The summer he was 21, Kiton took a girl out to dinner, where they ran into one of his friends, Bill. By the end of the night, after the group had gone out to drinks together, it was Bill—not Kiton—who ended up scoring future dates with the girl.

Though the betrayal was painful, it would also provide fuel for Kiton’s future success.

Soon after, Kiton found out that Bill had learned his moves by reading a popular dating how-to book.

“I was like, ‘I’m going to go buy this book and be better than him’,” Kiton said.

The book in question was Neil Strauss’s bestseller, “The Game: Penetrating the Secret Society of Pickup Artists.”  The book flew off the shelves when it was released in 2005.

“Almost every guy you know has read it, I guarantee it,” said Kiton.

Complete with recommended pick-up lines and bodily gestures, “The Game” lays out a step-by-step guide for men to snag a hook-up.

But the artificiality of Strauss’s proscribed tactics weren’t working for Kiton, who had recently moved to England to study at the London School of Economics.

“I went out and tried this [stuff], and got even less results,” Kiton said.

Looking back on his failed attempts at picking up the London ladies, Kiton now understands where he went wrong, and why “The Game” wasn’t earning him any playing time.

“[Men ask] the questions, ‘How do I become attractive to a girl?’ ‘How do I become interesting to a girl?’ And then, ‘What do I say in order to get a girl to like me?’ [But] no matter how well we are able to answer those questions, we’re never going to get good results. Because those questions are leading us to being inauthentic, and not being real.”

Leaving “The Game” behind, Kiton started applying his new-and-improved strategy to his pick-ups—both personally, and professionally. In 2008, his unique, effective tactics landed him a job with PUATraining,  a self-described “international seduction training company” that pairs professional pick-up artists—called “trainers”—with single men looking to find romantic partners. Kiton worked as a “trainer” in England, Denmark and Texas before ultimately settling in New York’s East Village, where he fits in PUATraining around his 80-hour-per-week day job.

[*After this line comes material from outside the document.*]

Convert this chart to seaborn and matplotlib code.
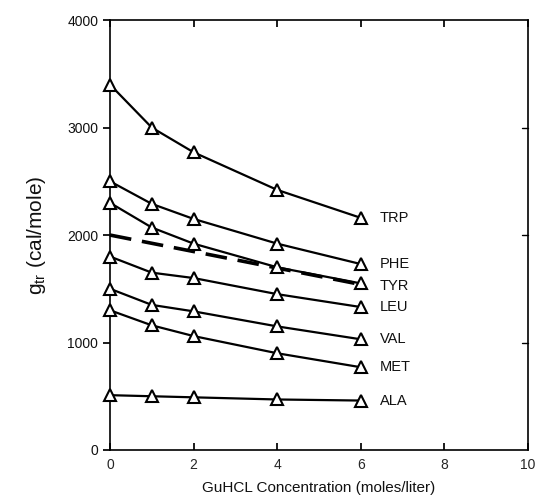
import matplotlib
matplotlib.use("Agg")
import matplotlib.pyplot as plt
import seaborn as sns
import pandas as pd

sns.set_theme(style="white")
plt.rcParams['font.family'] = ['Liberation Sans', 'DejaVu Sans']

conc = [0, 1, 2, 4, 6]
TRP = [3400, 3000, 2770, 2420, 2160]
PHE = [2500, 2290, 2150, 1920, 1730]
TYR = [2300, 2070, 1920, 1700, 1550]
LEU = [1800, 1650, 1600, 1450, 1330]
VAL = [1500, 1350, 1290, 1150, 1030]
MET = [1300, 1160, 1060, 900, 770]
ALA = [510, 500, 490, 470, 460]
series_names = ["TRP", "PHE", "TYR", "LEU", "VAL", "MET", "ALA"]
series_vals = [TRP, PHE, TYR, LEU, VAL, MET, ALA]
dash_x = [0, 6]
dash_y = [2000, 1540]
label_y = [2160, 1730, 1530, 1330, 1030, 770, 460]

xticks = [0, 2, 4, 6, 8, 10]
yticks = [0, 1000, 2000, 3000, 4000]

fig = plt.figure(figsize=(5.35, 5.03), dpi=100)
ax = fig.add_axes([0.2056, 0.1054, 0.7814, 0.8546])

sns.lineplot(x=dash_x, y=dash_y, ax=ax, color="black", lw=2.6,
             linestyle=(0, (6, 3)), zorder=2)

for name, vals in zip(series_names, series_vals):
    df = pd.DataFrame({"x": conc, "y": vals})
    sns.lineplot(data=df, x="x", y="y", ax=ax, color="black", lw=1.6,
                 marker="^", markersize=8, markerfacecolor="white",
                 markeredgecolor="black", markeredgewidth=1.5, zorder=3)

for ln in ax.get_lines():
    ln.set_clip_on(False)

for name, ly in zip(series_names, label_y):
    ax.text(6.45, ly, name, fontsize=10.5, va="center", ha="left", color="#111111")

ax.set_xlim(0, 10)
ax.set_ylim(0, 4000)
ax.set_xticks(xticks)
ax.set_yticks(yticks)
ax.set_xticklabels([str(t) for t in xticks], fontsize=10)
ax.set_yticklabels([str(t) for t in yticks], fontsize=10)
ax.tick_params(axis="x", direction="in", top=True, bottom=True, length=5, color="black", pad=6)
ax.tick_params(axis="y", which="both", left=True, right=False, direction="out", length=5, color="black")
ax.tick_params(axis="y", labelcolor="#111111")
for t in yticks[1:-1]:
    ax.plot([10, 9.85], [t, t], color="black", lw=1, clip_on=False)

for s in ax.spines.values():
    s.set_color("black")
    s.set_linewidth(1.2)

ax.set_xlabel("GuHCL Concentration (moles/liter)", fontsize=11, labelpad=6, color="#111111")
ax.set_ylabel(r"g$_{\mathregular{tr}}$ (cal/mole)", fontsize=15, labelpad=14, color="#111111")
ax.grid(False)

fig.savefig("out.png", dpi=100, facecolor="white")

Sometimes, he’ll take a client for practical training at a bar, where he’ll sit in the corner and observe their attempts at talking to women. Other times, he’ll fit a client with a hidden camera, send him off toward a female target, and then analyze the video with the client once he’s returned. On some weekends Kiton will give lectures, or he’ll lead free group classes in Union Square. His mantra is always clear: don’t plan out the “perfect” opening line or the “coolest” conversation topic—just be yourself.

Some clients, like David Rothblatt, 35, of Nassau County—who has read “The Game” “50 to 100 times in the past 7 years”—question Kiton’s strategy.

“The real Alexander is cool,” said Rothblatt, who has attended Kiton’s Union Square classes three or four times. “[But] what if I’m a tall, smelly pimply kid with glasses? I’ve been trying to attract women in New York City and Long Island for 6, 7 years, and they go for guys who look a certain way and make them feel a certain way.”

Still, Rothblatt acknowledged that Kiton is a talented pick-up artist, and that the Union Square classes have been helpful to him.

“I got phone numbers,” Rothblatt said in regards to one of the classes he attended. “I feel good around [Kiton]. He’s a positive guy, he doesn’t B.S. you. He doesn’t sugar coat it. He’s a good guy, but he’s direct. I respect that.”

Kiton may have his skeptics, but there’s no doubt that his strategies are winning over the women.

“A bunch of people got married,” Kiton said of his clients. “I’ve been told I changed people’s lives all the time. It’s very cool.”